Like yesterday reiterating the points pro and con of the Eberswalde Crater as landing site for MSL, today we are going to look at Holden Crater. What speaks for landing Curiosity there? What speaks against it? In this all we need to keep in mind that all of the landing sites were discussed with the following in mind of the scientist  at landing workshops:

“What do we know; what do we just think we know?
In short: What is the quality of our knowledge of Mars?”
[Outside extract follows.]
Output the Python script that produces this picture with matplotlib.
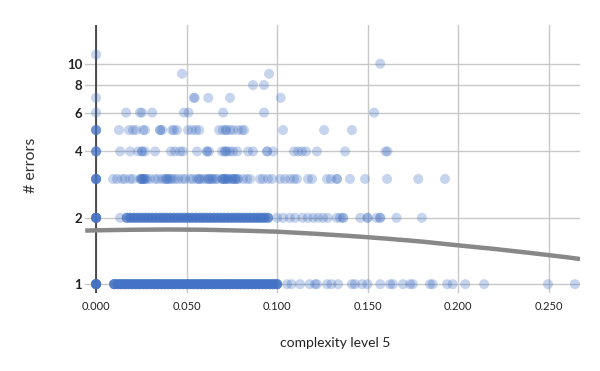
import numpy as np
import matplotlib
matplotlib.use("Agg")
import matplotlib.pyplot as plt

# ----------------------------
# data (x = complexity level 5, y = # errors)
# ----------------------------
lvl1_dense = [0.010, 0.012, 0.014, 0.016, 0.018, 0.020, 0.022, 0.024, 0.026, 0.028,
              0.030, 0.032, 0.034, 0.036, 0.038, 0.040, 0.042, 0.044, 0.046, 0.048,
              0.050, 0.052, 0.054, 0.056, 0.058, 0.060, 0.062, 0.064, 0.066, 0.068,
              0.070, 0.072, 0.074, 0.076, 0.078, 0.080, 0.082, 0.084, 0.086, 0.088,
              0.090, 0.092, 0.094, 0.096, 0.098, 0.100]
lvl1_sparse = [0.0] * 10 + [
               0.1055, 0.108, 0.1127, 0.118, 0.121, 0.122, 0.1276, 0.130, 0.1337,
               0.1414, 0.143, 0.147, 0.150, 0.157, 0.1624, 0.164, 0.1696, 0.1735,
               0.175, 0.1845, 0.186, 0.194, 0.197, 0.204, 0.2144, 0.2497, 0.2646]

lvl2_dense = [0.017, 0.019, 0.021, 0.023, 0.025, 0.027, 0.029, 0.031, 0.033, 0.035,
              0.037, 0.039, 0.041, 0.043, 0.045, 0.047, 0.049, 0.051, 0.053, 0.055,
              0.057, 0.059, 0.061, 0.063, 0.065, 0.067, 0.069, 0.071, 0.073, 0.075,
              0.077, 0.079, 0.081, 0.083, 0.085, 0.087, 0.089, 0.091, 0.093, 0.095]
lvl2_sparse = [0.0] * 8 + [0.0133, 0.100, 0.1033, 0.107, 0.110, 0.114,
               0.117, 0.120, 0.1227, 0.1254, 0.128, 0.133, 0.1348, 0.1365, 0.1365,
               0.146, 0.150, 0.150, 0.155, 0.157, 0.157, 0.166, 0.180]

lvl3_x = [0.0] * 6 + [0.0094, 0.0116, 0.0144, 0.016, 0.0188, 0.0204, 0.0243,
          0.0254, 0.026, 0.027, 0.025, 0.027, 0.0298, 0.0326, 0.0343, 0.0365, 0.038,
          0.0392, 0.040, 0.042, 0.0436, 0.0453, 0.0475, 0.0492, 0.052, 0.0536, 0.0558,
          0.057, 0.0586, 0.0602, 0.062, 0.063, 0.0646, 0.066, 0.0669, 0.0696, 0.070,
          0.0713, 0.072, 0.0729, 0.075, 0.0751, 0.0768, 0.078, 0.0785, 0.0812, 0.0834,
          0.0851, 0.0906, 0.0923, 0.095, 0.0972, 0.1017, 0.1044, 0.1072, 0.1094,
          0.111, 0.1171, 0.1193, 0.1276, 0.1298, 0.1331, 0.1331, 0.1403, 0.1486,
          0.1608, 0.178, 0.1928,
          0.025, 0.026, 0.028, 0.039, 0.041, 0.057, 0.062, 0.064, 0.070, 0.071,
          0.073, 0.076, 0.077]

lvl4_x = [0.0] * 4 + [0.0133, 0.0188, 0.0232, 0.0254, 0.0254, 0.027, 0.0326,
          0.0414, 0.0436, 0.0464, 0.048, 0.0558, 0.0613, 0.0613, 0.0624, 0.0696,
          0.0713, 0.0713, 0.0724, 0.074, 0.0757, 0.078, 0.084, 0.0867, 0.0945,
          0.0945, 0.0978, 0.1094, 0.1116, 0.1138, 0.116, 0.122, 0.1376, 0.160, 0.161]

lvl5_x = [0.0] * 4 + [0.0127, 0.0182, 0.0204, 0.0221, 0.026, 0.027, 0.0354,
          0.0354, 0.0365, 0.042, 0.043, 0.0447, 0.0508, 0.053, 0.0552, 0.057,
          0.068, 0.070, 0.0718, 0.0718, 0.074, 0.0757, 0.0785, 0.0807, 0.0818,
          0.1033, 0.126, 0.1414]

lvl6_x = [0.0, 0.0166, 0.0243, 0.0254, 0.031, 0.0486, 0.051, 0.0702, 0.0928, 0.1536]
lvl7_x = [0.0, 0.054, 0.0545, 0.062, 0.074, 0.102]
lvl8_x = [0.0867, 0.0928]
lvl9_x = [0.0475, 0.0956]
lvl10_x = [0.157]
lvl11_x = [0.0]

# gray trend curve
curve_x = [-0.006, 0.0, 0.02, 0.04, 0.06, 0.08, 0.10, 0.12, 0.14, 0.16, 0.18,
           0.20, 0.22, 0.24, 0.26, 0.2674]
curve_y = [1.75, 1.755, 1.765, 1.77, 1.765, 1.75, 1.73, 1.695, 1.655, 1.61, 1.56,
           1.50, 1.445, 1.385, 1.325, 1.30]

yticks = [1, 2, 4, 6, 8, 10]
xticks = [0.0, 0.05, 0.10, 0.15, 0.20, 0.25]

plt.rcParams['font.family'] = ['Lato', 'DejaVu Sans']

fig = plt.figure(figsize=(6, 3.71), dpi=100)
ax = fig.add_axes([0.1417, 0.210, 0.8250, 0.723])

blue = "#4472c4"
levels = [
    (lvl1_dense * 6 + lvl1_sparse, 1),
    (lvl2_dense * 4 + lvl2_sparse, 2),
    (lvl3_x, 3), (lvl4_x, 4), (lvl5_x, 5), (lvl6_x, 6), (lvl7_x, 7),
    (lvl8_x, 8), (lvl9_x, 9), (lvl10_x, 10), (lvl11_x, 11),
]
for xs, lv in levels:
    ax.scatter(xs, [lv] * len(xs), s=52, color=blue, alpha=0.3,
               edgecolors="none", zorder=3)

ax.plot(curve_x, curve_y, color="#888888", lw=3.2, zorder=4, solid_capstyle="butt")

ax.set_yscale("log")
ax.set_xlim(-0.0061, 0.2674)
ax.set_ylim(0.911, 15.0)

ax.set_yticks(yticks)
ax.set_yticklabels([str(t) for t in yticks], fontsize=9.5, fontweight="bold", color="#222222")
ax.yaxis.set_minor_locator(matplotlib.ticker.NullLocator())
ax.set_xticks(xticks)
ax.set_xticklabels([f"{t:.3f}" for t in xticks], fontsize=8, color="#222222")
ax.tick_params(axis="both", length=0)
ax.tick_params(axis="y", pad=2)
ax.tick_params(axis="x", pad=6)

ax.grid(True, color="#c8c8c8", lw=1)
ax.set_axisbelow(True)
for s in ax.spines.values():
    s.set_visible(False)
ax.axvline(0.0, color="#333333", lw=1.2, zorder=2)

fig.text(0.558, 0.075, "complexity level 5", ha="center", va="center",
         fontsize=10, color="#222222")
fig.text(0.052, 0.555, "# errors", ha="center", va="center", rotation=90,
         fontsize=11.5, color="#333333")

fig.savefig("out.png", dpi=100)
Using the most powerful cameras and spectrographic instruments ever sent to the red planet, the Mars Reconnaissance Orbiter (MRO) played a pivotal role in collecting data to help scientists evaluate many potential landing sites for the Curiosity rover in greater detail. The images by Malin Space Science Systems (MSSS) made with the cameras of the MRO are interspersed with the text, just as we showed yesterday. The more you zoom in the more interesting a site becomes. Looking at these images and the ones of yesterday, it drives home the fact that there is a good reason why there were 5 landing site workshops needed. As we all can see each and every landing site holds great promise of discoveries, of giving us an opportunity to understand not just Mars better, but our own planet better.

Overarching Hypothesis:

Holden crater preserves evidence of an evolving system of flowing water and a crater lake. This system was a sustained, habitable environment.

Pros:

  • * Holden’s alluvial fans and layered rocks make up one of the largest and best preserved alluvial systems on Mars.The diverse and potentially weathered sediments likely record the environmental conditions responsible for their formation during the Hesperian perhaps into the Early Amazonian.
  • * The targets can be related to the global stratigraphy of Mars since lots of crater counting has been done on the Holden area.
  • * It’s a diverse site, with fan sediments, clay-bearing layered rocks, flood deposits (by Uzboi vallis), and mega-breccias in the crater walls/floor, and blocks of rock blasted into Eberswalde when the Holden crater formed.
  • * The mineralogical diversity in the light-toned layered deposits and crater walls/floor include both altered and primary compositions.
  • * The layered rocks might be lake beds, which are good for preserving organic molecules.
  • * There are examples of all the key targets inside the ellipse, although better examples of some require a drive outside the ellipse to the south. Targets within the ellipse offer access to all major units for interrogation, though thicker sections of the light-toned layered materials and megabreccias occur farther to the south. Putative bottomset beds provide a target for evaluating any preserved organics.
  • * Strata comprising the light-toned layered materials may be the equivalent of bottom set beds emplaced in a lacustrine (=lakelike) setting, which might preserve organics for interrogation by the MSL.

Uncertainties:

  • * The outcrops of impact-crushed boulders (mega-breccia) in may suggest an impact-induced hydrothermal system.
  • * Other than the fact that the layered rocks have nice, continuous layers, there isn’t much evidence that can help to tell how they formed from orbit. MSL could figure this out in-situ.
  • * The layered rocks may be relatively young. Same uncertainty as Eberswalde: is that a bad thing for life?
  • * The various science targets might record times spanning from very early mars to relatively recent.

Cons:

  • * Has a lot of similarities to the other two crater sites, Eberswalde and Gale, but less stratigraphy than Gale and less evidence that the layered rocks formed in a lake than Eberswalde.
  • * Lots of ripples in the landing ellipse might make traversing across the ripples time-consuming.
  • * Relatively limited variety of phyllosilicate minerals known to preserve organics detected from orbit.